Now, baking a pie into a cake might seem like a great idea on its own, but layering three different kinds on top of each other takes things a little far. It’s basically flipping off normal pie and that’s not very nice. Normal pie deserves more than that. After all, normal pie is delicious and absolutely recognizable on a plate (the latter of which should probably be the defining quality of all foods that grace your Thanksgiving table).
Thanksgiving Sushi
You read that right. It’s another disaster made from Thanksgiving leftovers. Another experimental food lover decided to take the turkey, cranberry sauce, and stuffing and roll it in turkey skin. Then, smothered it in wasabi. Can I just ask…why? When did the simple delicious leftover turkey and Miracle Whip sandwich become blasé and uncool? What do you people have against turkey? Apparently it’s the same thing that the turkducken people have against it, or this wouldn’t have been invented. I say, again, leave the Thanksgiving food alone. Sure, you can put your turkey into your noodle soup or pot pie, but please don’t do this.

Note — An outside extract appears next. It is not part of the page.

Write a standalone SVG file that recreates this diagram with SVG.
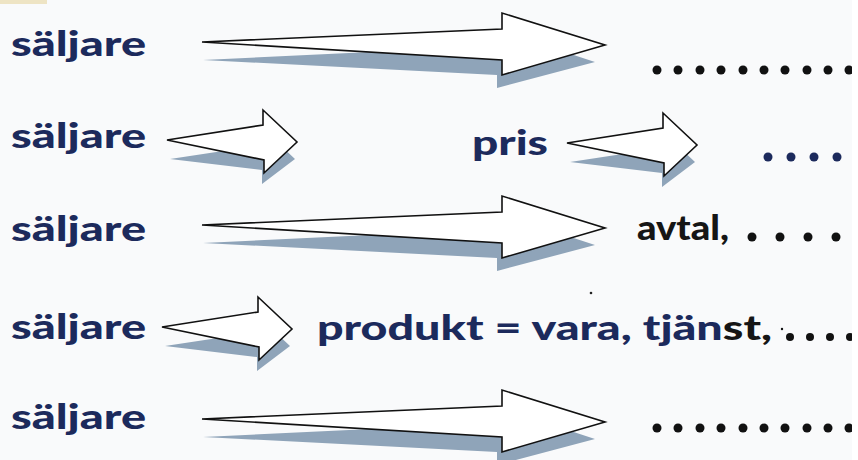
<svg xmlns="http://www.w3.org/2000/svg" xmlns:xlink="http://www.w3.org/1999/xlink" width="858" height="460" viewBox="0 0 858 460">
<style>
.lbl{font-family:"Lato","Liberation Sans",sans-serif;font-weight:900;font-size:35px;fill:#1c2a5c}
.blk{fill:#151515}
.arr{fill:#ffffff;stroke:#111;stroke-width:1.6;stroke-linejoin:miter}
.shd{fill:#8fa4b9;stroke:none}
.dot{fill:#111}
.ndot{fill:#1c2a5c}
</style>
<defs>
<g id="longArrow">
<polygon class="shd" points="203,60 497,46 497,30 595,62 497,88 497,75"/>
<polygon class="arr" points="202,42 502,29 502,13 605,45 502,75 502,60"/>
</g>
<g id="shortArrow">
<polygon class="shd" points="170,159 262,145 262,128 295,159 262,184 262,170"/>
<polygon class="arr" points="167,140 263,125 263,110 297,142 264,173 264,160"/>
</g>
</defs>
<rect x="0" y="0" width="858" height="460" fill="#f9fafb"/>
<rect x="0" y="0" width="47" height="4" fill="#eee4c4"/>
<g id="connectors">
<use xlink:href="#longArrow"/>
<use xlink:href="#shortArrow"/>
<use xlink:href="#shortArrow" transform="translate(400,3)"/>
<use xlink:href="#longArrow" transform="translate(0,183)"/>
<use xlink:href="#shortArrow" transform="translate(-5,187)"/>
<use xlink:href="#longArrow" transform="translate(0,377)"/>
</g>
<g id="seller1"><text class="lbl" x="11" y="56" textLength="135" lengthAdjust="spacingAndGlyphs">säljare</text></g>
<g id="seller2"><text class="lbl" x="11" y="148" textLength="135" lengthAdjust="spacingAndGlyphs">säljare</text></g>
<g id="seller3"><text class="lbl" x="11" y="241" textLength="135" lengthAdjust="spacingAndGlyphs">säljare</text></g>
<g id="seller4"><text class="lbl" x="11" y="339" textLength="135" lengthAdjust="spacingAndGlyphs">säljare</text></g>
<g id="seller5"><text class="lbl" x="11" y="429" textLength="135" lengthAdjust="spacingAndGlyphs">säljare</text></g>
<g id="pris"><text class="lbl" x="472" y="155" textLength="76" lengthAdjust="spacingAndGlyphs">pris</text></g>
<g id="avtal"><text class="lbl blk" x="637" y="240" textLength="92" lengthAdjust="spacingAndGlyphs">avtal,</text></g>
<g id="produkt"><text class="lbl" x="317" y="340" textLength="455" lengthAdjust="spacingAndGlyphs">produkt = vara, tjän<tspan class="blk">st,</tspan></text></g>
<g id="dots1" class="dot">
<circle cx="657" cy="70" r="4.5"/><circle cx="678" cy="70" r="4.5"/><circle cx="700" cy="70" r="4.5"/><circle cx="721" cy="70" r="4.5"/><circle cx="743" cy="70" r="4.5"/><circle cx="764" cy="70" r="4.5"/><circle cx="785" cy="70" r="4.5"/><circle cx="807" cy="70" r="4.5"/><circle cx="828" cy="70" r="4.5"/><circle cx="849" cy="70" r="4.5"/>
</g>
<g id="dots2" class="ndot">
<circle cx="768" cy="157" r="4.5"/><circle cx="791" cy="157" r="4.5"/><circle cx="814" cy="157" r="4.5"/><circle cx="837" cy="157" r="4.5"/>
</g>
<g id="dots3" class="dot">
<circle cx="752" cy="237" r="4.5"/><circle cx="780" cy="237" r="4.5"/><circle cx="808" cy="237" r="4.5"/><circle cx="836" cy="237" r="4.5"/>
</g>
<g id="dots4" class="dot">
<circle cx="782" cy="329" r="1.2"/>
<circle cx="790" cy="337" r="4"/><circle cx="810" cy="337" r="4"/><circle cx="830" cy="337" r="4"/><circle cx="850" cy="337" r="4"/>
</g>
<g id="dots5" class="dot">
<circle cx="657" cy="428" r="4.5"/><circle cx="678" cy="428" r="4.5"/><circle cx="700" cy="428" r="4.5"/><circle cx="721" cy="428" r="4.5"/><circle cx="743" cy="428" r="4.5"/><circle cx="764" cy="428" r="4.5"/><circle cx="785" cy="428" r="4.5"/><circle cx="807" cy="428" r="4.5"/><circle cx="828" cy="428" r="4.5"/><circle cx="849" cy="428" r="4.5"/>
</g>
<circle cx="591" cy="293" r="1.3" fill="#222"/>
<rect x="852" y="0" width="6" height="460" fill="#ffffff"/>
</svg>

For the sake of our stomachs, let’s keep the good, old-fashioned tradition alive during Thanksgiving. Otherwise, people might be afraid to stay at your house after the holiday.
Cranberry Jell-O Candles
That is it. Not only are people serving cranberry Jell-O salad, they’re making it into a decor statement, too! Where do we draw the line?! I mean, using fake cranberries in your decor is surely allowed and if you must have cranberry salad for a complete Thanksgiving, I won’t be the one to stop you. But lighting your food on fire seems like a bad idea all around, from every possible angle. Serve this to your guests if you want them to question your sanity.
Seriously, trust me when I say that you will be eating all your cranberry salad candles by yourself when the party is over. Stop the madness. Get some real wax candles that aren’t for eating and forget about the cranberry salad.